◆ PROBLEM STATEMENT:
Leave out the pictures, and retype only the lines from the beginning of the material through the line that contains "rounds = list(range(11))", including both.

◆ INFORMATION PROVIDED:
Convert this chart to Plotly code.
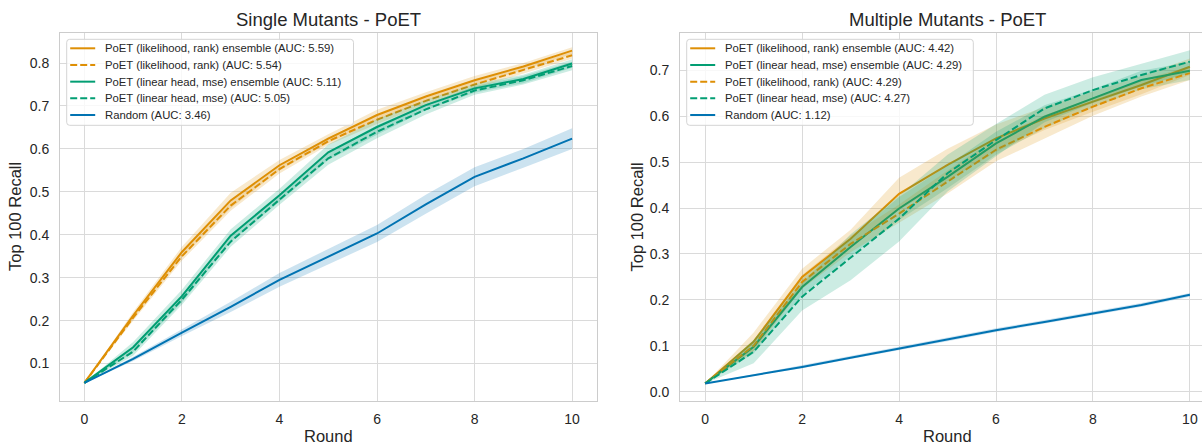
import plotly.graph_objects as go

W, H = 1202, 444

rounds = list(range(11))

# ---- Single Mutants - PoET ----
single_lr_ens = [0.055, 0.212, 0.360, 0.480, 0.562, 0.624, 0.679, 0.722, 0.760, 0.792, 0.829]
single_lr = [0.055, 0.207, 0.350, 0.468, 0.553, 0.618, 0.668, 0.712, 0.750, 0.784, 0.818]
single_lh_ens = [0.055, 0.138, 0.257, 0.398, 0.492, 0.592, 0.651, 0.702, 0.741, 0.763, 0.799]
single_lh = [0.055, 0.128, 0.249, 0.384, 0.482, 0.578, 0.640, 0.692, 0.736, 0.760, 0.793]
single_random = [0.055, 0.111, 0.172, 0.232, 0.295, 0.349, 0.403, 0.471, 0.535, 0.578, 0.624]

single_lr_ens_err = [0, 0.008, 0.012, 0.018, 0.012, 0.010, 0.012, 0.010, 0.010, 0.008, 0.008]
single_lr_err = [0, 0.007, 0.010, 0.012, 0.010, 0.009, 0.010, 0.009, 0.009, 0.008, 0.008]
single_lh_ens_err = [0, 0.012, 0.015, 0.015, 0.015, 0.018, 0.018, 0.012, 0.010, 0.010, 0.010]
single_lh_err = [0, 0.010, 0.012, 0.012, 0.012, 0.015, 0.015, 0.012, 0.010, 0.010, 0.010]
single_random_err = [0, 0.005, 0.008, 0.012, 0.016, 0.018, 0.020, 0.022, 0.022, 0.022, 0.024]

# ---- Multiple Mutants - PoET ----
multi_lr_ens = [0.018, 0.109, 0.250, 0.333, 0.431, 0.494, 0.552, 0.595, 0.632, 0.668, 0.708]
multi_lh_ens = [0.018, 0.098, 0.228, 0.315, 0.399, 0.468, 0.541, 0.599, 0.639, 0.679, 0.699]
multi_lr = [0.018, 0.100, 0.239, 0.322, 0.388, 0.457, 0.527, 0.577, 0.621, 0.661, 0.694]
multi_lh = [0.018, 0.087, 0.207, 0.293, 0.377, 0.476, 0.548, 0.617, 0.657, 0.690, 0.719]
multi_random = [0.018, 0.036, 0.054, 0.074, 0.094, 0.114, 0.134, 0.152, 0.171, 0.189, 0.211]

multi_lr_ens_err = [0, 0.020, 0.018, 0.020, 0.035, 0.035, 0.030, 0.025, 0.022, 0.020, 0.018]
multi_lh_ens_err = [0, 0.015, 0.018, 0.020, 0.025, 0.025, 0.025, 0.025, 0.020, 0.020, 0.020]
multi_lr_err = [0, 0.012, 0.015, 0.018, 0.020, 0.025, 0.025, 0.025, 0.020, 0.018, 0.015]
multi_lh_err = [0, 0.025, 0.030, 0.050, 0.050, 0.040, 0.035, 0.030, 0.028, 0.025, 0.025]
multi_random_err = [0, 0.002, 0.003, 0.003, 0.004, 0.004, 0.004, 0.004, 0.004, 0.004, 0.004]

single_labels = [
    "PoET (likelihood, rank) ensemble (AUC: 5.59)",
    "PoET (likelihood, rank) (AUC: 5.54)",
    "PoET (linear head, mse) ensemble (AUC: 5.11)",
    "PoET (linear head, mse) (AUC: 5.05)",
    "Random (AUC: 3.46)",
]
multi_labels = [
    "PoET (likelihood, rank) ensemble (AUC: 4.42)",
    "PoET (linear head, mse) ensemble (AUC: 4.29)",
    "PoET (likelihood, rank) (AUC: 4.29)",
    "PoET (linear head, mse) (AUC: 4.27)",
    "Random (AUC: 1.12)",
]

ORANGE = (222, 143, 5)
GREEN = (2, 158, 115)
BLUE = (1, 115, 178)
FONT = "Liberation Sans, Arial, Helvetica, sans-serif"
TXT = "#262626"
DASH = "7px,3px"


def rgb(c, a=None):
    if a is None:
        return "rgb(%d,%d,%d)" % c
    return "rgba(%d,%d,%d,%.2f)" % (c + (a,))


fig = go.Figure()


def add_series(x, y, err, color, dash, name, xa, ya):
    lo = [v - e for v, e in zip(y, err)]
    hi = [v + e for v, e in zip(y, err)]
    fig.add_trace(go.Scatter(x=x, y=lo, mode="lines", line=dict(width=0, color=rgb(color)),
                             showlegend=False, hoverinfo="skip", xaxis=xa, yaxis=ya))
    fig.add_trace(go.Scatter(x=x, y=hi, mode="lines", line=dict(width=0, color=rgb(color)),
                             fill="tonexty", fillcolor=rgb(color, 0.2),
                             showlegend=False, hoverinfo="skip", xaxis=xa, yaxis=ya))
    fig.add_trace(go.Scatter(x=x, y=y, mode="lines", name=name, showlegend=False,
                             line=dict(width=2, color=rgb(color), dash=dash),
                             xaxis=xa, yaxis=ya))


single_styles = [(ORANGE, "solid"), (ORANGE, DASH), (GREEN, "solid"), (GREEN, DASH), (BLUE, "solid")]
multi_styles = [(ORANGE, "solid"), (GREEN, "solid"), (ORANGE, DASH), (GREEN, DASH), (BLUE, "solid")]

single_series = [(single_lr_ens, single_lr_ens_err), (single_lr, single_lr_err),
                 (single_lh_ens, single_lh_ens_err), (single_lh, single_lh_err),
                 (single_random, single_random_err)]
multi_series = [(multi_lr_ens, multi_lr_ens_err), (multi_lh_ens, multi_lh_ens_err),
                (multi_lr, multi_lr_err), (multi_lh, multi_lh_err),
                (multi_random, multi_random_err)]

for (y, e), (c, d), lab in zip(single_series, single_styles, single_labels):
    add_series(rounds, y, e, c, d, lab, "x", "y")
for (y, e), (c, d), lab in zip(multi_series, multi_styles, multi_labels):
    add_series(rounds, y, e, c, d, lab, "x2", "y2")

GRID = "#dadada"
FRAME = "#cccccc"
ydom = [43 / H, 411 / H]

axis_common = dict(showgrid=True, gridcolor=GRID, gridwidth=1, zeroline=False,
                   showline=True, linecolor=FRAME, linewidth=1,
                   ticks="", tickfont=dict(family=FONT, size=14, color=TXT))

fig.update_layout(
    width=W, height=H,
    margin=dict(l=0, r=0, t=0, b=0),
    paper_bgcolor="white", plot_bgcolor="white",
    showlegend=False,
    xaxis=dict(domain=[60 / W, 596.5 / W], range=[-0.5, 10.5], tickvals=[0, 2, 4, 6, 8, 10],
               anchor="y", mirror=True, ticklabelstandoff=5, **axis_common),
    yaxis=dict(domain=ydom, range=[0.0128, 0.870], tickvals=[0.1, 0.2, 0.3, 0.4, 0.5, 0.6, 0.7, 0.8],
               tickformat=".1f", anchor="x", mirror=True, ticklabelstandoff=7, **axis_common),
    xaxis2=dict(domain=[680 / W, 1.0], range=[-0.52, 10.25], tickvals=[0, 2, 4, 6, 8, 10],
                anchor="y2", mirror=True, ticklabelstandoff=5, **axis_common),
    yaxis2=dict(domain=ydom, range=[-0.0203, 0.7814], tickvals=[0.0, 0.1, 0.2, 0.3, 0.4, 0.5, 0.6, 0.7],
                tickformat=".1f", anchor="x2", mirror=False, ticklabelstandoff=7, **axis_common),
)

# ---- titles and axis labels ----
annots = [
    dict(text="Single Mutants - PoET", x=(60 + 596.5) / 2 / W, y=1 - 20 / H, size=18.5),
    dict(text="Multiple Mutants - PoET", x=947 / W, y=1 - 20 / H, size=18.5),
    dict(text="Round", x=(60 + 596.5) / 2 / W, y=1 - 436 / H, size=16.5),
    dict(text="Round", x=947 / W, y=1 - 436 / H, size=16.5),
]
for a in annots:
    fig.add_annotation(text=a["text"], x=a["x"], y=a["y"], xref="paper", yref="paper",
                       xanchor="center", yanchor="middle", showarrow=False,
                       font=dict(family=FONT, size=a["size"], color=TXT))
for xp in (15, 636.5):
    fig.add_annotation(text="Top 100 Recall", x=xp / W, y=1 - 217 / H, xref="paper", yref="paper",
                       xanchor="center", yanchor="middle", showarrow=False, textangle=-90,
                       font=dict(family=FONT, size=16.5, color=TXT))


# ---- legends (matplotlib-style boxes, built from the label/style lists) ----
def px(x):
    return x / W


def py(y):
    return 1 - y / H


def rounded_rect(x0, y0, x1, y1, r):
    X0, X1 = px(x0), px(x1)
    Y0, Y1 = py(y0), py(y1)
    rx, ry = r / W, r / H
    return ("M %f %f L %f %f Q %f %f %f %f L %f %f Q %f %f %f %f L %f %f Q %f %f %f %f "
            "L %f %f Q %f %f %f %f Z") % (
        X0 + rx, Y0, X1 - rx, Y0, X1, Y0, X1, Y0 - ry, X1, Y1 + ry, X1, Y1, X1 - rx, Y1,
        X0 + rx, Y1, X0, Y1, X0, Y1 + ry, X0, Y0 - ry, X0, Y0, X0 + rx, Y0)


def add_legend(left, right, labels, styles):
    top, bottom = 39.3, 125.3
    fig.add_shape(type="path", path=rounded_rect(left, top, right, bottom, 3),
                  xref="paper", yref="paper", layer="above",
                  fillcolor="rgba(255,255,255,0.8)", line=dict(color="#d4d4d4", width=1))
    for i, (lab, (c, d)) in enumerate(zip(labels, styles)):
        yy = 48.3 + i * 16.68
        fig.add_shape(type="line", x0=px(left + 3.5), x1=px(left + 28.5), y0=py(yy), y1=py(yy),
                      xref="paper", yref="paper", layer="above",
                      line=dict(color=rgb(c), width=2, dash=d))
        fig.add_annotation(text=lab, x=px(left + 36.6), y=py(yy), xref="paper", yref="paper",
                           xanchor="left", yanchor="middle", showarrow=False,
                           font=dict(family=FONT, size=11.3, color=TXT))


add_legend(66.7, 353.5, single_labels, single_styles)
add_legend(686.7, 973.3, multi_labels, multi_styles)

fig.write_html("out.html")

◆ SOLUTION:
Convert this chart to Plotly code.
import plotly.graph_objects as go

W, H = 1202, 444

rounds = list(range(11))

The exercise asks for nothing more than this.